How Meituan Optimized Delivery Ad Compute with Intelligent Power Allocation

This article describes Meituan's delivery advertising system's shift to intelligent compute allocation, detailing the business challenges, the four‑element framework for dynamic resource distribution, the optimal tier decision process, system stability mechanisms, experimental results, and future research directions.

21CTO

Jul 1, 2021

How Meituan Optimized Delivery Ad Compute with Intelligent Power Allocation

1. Business Background

Meituan Waimai processes over 40 million orders daily, and its advertising service now spans more than ten business lines, leading to massive machine‑resource consumption. Traffic shows a clear dual‑peak pattern (lunch and dinner), causing high‑load pressure during peaks and significant compute waste during off‑peak periods, resulting in low overall compute‑allocation efficiency.

2. Overall Idea

The advertising engine uses a funnel‑style cascade architecture (recall, coarse‑ranking, fine‑ranking, mechanism). Intelligent compute aims to allocate compute differentially according to traffic value under system capacity constraints, improving efficiency and maximizing revenue. Four key elements are defined:

Traffic‑value quantification : measuring the revenue generated for the platform, advertisers, and users.

Traffic‑compute quantification : measuring the machine resources consumed, which depend on candidate set size, number of recall channels, model size, and link complexity.

System compute capacity quantification : total available machine resources, obtained via stress testing.

Intelligent compute allocation : defining “elastic actions” (elastic queue, elastic model, elastic channel, elastic link) and their corresponding “elastic tiers”.

Challenge Analysis

Problem solving : Optimize compute allocation under system constraints to maximize traffic revenue.

System stability : Ensure the intelligent compute framework remains stable and the whole pipeline runs smoothly.

Generality & extensibility : Support both advertising recommendation and search, and allow easy integration of new business scenarios.

3. Solution Design

The co‑designed framework consists of decision, collection, and control components. The decision component provides optimal tier selection and system‑stability guarantees; the other components support stability.

3.1 Optimal Tier Decision

Improvements over the DCAF baseline include:

Using more generic traffic‑compute metrics and adding a compute‑prediction module to improve accuracy.
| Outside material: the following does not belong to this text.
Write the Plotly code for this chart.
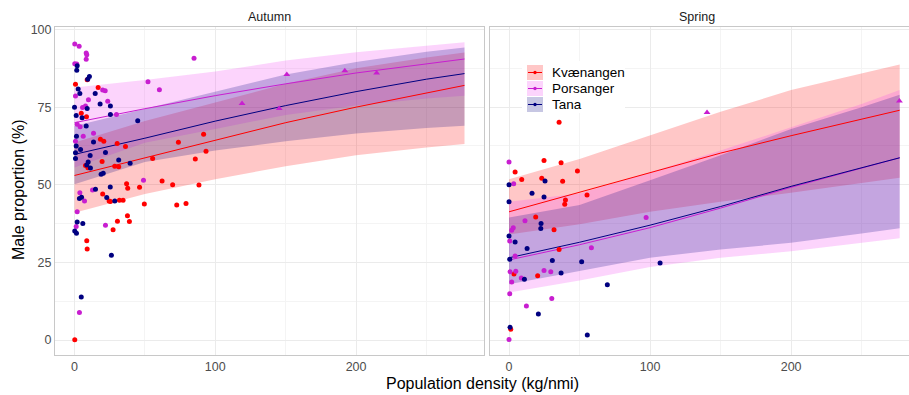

Combining elastic queue and elastic model actions to handle traffic that cannot be modeled by queue length alone.

3.1.1 Problem Modeling

The original DCAF treats compute solely as queue length, which is insufficient for Meituan's diverse traffic. We extend the model to incorporate additional compute factors and introduce a compute‑prediction module.

3.1.2 Decision Framework

The optimal tier decision consists of offline and online stages, including traffic‑value prediction, traffic‑compute prediction, offline λ solving (binary search on replayed traffic), and online decision (calculating the best tier per request).

3.1.3 Traffic‑Value Prediction

We use an offline XGBoost model to estimate platform and merchant revenue, store bucketed values in a KV table, and retrieve them online via a lightweight lookup.

3.1.4 Traffic‑Compute Prediction

CPU time is used as the compute metric. Offline, we bucket features, train models per bucket, and store predictions in a KV table. Online, we extract features, look up the bucket, and obtain the compute estimate.

3.1.5 Tier Decision

Offline λ solving replays historical traffic and finds the optimal λ using binary search. Online, each request evaluates candidate tiers, computes expected revenue, and selects the tier that maximizes the objective.

3.2 System Stability Guarantee

We provide traffic admission rules, monitoring & alerting, circuit‑breaker degradation, and asynchronous decision making to keep latency low. A PID‑based real‑time control loop adjusts compute allocation based on CPU/GPU utilization, QPS, latency percentiles, and failure rate.

4. Experiments

4.1 Experimental Setup

System compute capacity is measured over the busiest 15‑minute interval.

Baseline is the system without intelligent compute.

Traffic‑value and traffic‑compute models are trained on recent data and stored in KV tables.

Offline λ solving is performed on replayed traffic to obtain tier configurations.

4.2 Experiment 1: Resource‑Neutral, Revenue‑Increase

With the same machine resources, CPM increased by 2.3 % by allocating more compute to high‑value traffic during peaks.

4.3 Experiment 2: Revenue‑Neutral, Resource‑Reduction

By suppressing compute during lunch and dinner peaks, the experiment group used only ~60 % of the baseline's compute while keeping overall revenue stable.

5. Conclusion & Outlook

The paper presents the design of intelligent compute for Meituan's delivery advertising, covering optimal tier decision and system‑stability mechanisms. Future work will explore evolutionary algorithms and reinforcement learning for end‑to‑end compute optimization and integrate with elastic scaling systems.

6. References

[1] Jiang, B., Zhang, P., Chen, R., Luo, X., Yang, Y., Wang, G., … & Gai, K. (2020). DCAF: A Dynamic Computation Allocation Framework for Online Serving System. arXiv preprint arXiv:2006.09684.